** START OF Stored data **
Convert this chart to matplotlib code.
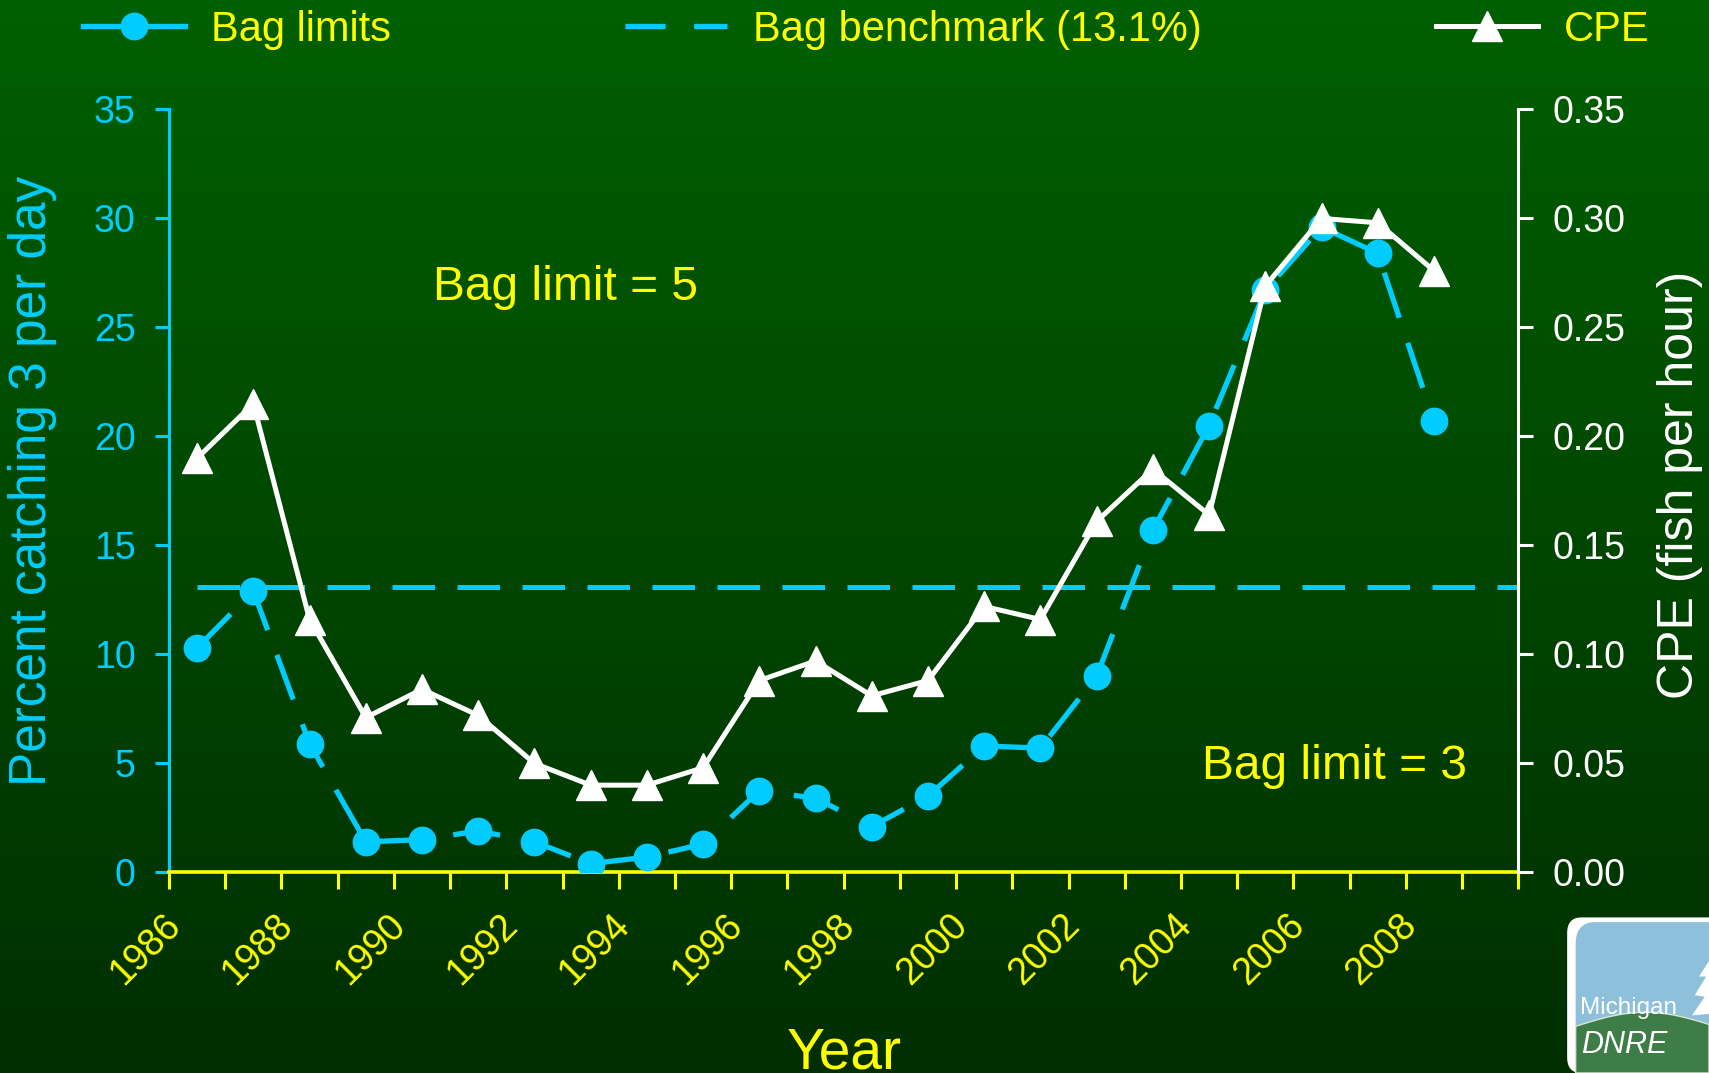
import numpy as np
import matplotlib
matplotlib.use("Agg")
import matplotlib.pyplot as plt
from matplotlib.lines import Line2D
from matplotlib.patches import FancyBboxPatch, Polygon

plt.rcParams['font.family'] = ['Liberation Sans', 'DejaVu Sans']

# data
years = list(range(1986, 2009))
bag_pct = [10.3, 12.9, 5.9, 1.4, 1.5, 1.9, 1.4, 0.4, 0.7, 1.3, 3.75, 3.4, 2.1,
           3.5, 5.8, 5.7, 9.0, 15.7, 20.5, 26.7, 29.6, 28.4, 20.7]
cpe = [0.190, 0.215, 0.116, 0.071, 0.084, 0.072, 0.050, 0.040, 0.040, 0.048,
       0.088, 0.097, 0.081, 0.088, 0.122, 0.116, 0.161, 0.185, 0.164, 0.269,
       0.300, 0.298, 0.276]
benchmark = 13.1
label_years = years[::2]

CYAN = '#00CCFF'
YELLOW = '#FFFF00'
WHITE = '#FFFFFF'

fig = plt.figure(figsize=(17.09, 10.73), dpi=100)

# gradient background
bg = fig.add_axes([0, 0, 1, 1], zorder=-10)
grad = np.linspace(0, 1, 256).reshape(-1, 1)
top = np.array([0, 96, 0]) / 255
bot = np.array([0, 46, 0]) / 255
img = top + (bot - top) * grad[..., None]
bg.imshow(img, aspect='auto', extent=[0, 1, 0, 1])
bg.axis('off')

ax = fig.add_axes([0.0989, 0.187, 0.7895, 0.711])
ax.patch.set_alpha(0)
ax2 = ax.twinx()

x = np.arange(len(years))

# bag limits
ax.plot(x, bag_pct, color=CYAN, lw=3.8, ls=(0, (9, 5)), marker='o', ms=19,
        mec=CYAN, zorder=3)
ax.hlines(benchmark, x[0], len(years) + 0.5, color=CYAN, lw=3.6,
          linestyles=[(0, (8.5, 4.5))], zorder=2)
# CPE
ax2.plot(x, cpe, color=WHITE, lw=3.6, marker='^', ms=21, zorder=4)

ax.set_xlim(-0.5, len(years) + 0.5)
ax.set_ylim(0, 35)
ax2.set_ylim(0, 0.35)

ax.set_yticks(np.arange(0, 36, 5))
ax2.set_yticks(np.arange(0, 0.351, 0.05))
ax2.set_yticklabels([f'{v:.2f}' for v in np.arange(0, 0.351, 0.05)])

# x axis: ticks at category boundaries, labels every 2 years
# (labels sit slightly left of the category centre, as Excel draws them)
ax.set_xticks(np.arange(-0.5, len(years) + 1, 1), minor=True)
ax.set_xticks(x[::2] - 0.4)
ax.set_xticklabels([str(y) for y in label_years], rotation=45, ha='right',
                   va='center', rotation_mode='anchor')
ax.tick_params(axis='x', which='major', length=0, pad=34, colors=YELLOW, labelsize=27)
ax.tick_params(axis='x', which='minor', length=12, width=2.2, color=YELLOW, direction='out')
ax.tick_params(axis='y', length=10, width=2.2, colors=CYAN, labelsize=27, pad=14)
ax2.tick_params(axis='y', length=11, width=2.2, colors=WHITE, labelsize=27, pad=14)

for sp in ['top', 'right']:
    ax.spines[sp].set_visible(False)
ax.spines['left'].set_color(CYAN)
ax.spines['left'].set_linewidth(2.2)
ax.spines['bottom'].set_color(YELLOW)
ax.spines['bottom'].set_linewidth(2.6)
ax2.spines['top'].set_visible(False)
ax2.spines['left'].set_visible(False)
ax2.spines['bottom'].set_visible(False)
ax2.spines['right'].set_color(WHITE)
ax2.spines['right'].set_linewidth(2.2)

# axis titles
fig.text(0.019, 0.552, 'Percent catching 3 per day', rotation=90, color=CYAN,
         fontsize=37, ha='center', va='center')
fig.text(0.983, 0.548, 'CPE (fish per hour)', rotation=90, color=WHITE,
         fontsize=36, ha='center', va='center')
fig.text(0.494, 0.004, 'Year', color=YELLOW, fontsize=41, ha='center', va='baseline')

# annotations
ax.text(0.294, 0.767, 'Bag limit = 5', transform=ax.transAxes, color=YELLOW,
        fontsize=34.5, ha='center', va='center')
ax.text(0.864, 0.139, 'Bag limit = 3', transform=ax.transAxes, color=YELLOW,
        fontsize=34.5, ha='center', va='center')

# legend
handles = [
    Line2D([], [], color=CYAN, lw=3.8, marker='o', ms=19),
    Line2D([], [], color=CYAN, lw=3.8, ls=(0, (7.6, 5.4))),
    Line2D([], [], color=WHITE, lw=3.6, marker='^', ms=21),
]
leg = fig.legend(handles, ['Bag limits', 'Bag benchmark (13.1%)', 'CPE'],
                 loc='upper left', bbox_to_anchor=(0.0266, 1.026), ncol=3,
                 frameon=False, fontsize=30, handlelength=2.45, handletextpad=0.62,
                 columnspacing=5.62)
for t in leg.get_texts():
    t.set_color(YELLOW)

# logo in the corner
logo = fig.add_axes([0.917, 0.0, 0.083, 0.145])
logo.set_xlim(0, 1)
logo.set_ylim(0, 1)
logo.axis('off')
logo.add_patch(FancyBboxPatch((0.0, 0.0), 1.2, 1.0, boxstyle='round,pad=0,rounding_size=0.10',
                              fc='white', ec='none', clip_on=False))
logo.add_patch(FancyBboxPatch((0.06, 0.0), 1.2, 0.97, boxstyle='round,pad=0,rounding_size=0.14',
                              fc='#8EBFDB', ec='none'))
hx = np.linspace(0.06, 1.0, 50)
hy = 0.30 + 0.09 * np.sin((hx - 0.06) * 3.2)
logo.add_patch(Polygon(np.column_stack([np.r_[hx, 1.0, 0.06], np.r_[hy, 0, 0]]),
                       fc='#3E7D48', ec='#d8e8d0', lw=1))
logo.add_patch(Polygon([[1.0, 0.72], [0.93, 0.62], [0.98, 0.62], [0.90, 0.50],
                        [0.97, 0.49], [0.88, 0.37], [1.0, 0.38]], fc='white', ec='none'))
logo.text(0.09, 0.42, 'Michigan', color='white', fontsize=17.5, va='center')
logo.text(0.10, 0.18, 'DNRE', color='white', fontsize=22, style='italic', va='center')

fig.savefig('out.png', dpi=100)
** END OF Stored data **
**Instructions for the task**.
Select all lines in the listing above where the word "chart" appears, and show them.

**Response to this exercise**.
Convert this chart to matplotlib code.

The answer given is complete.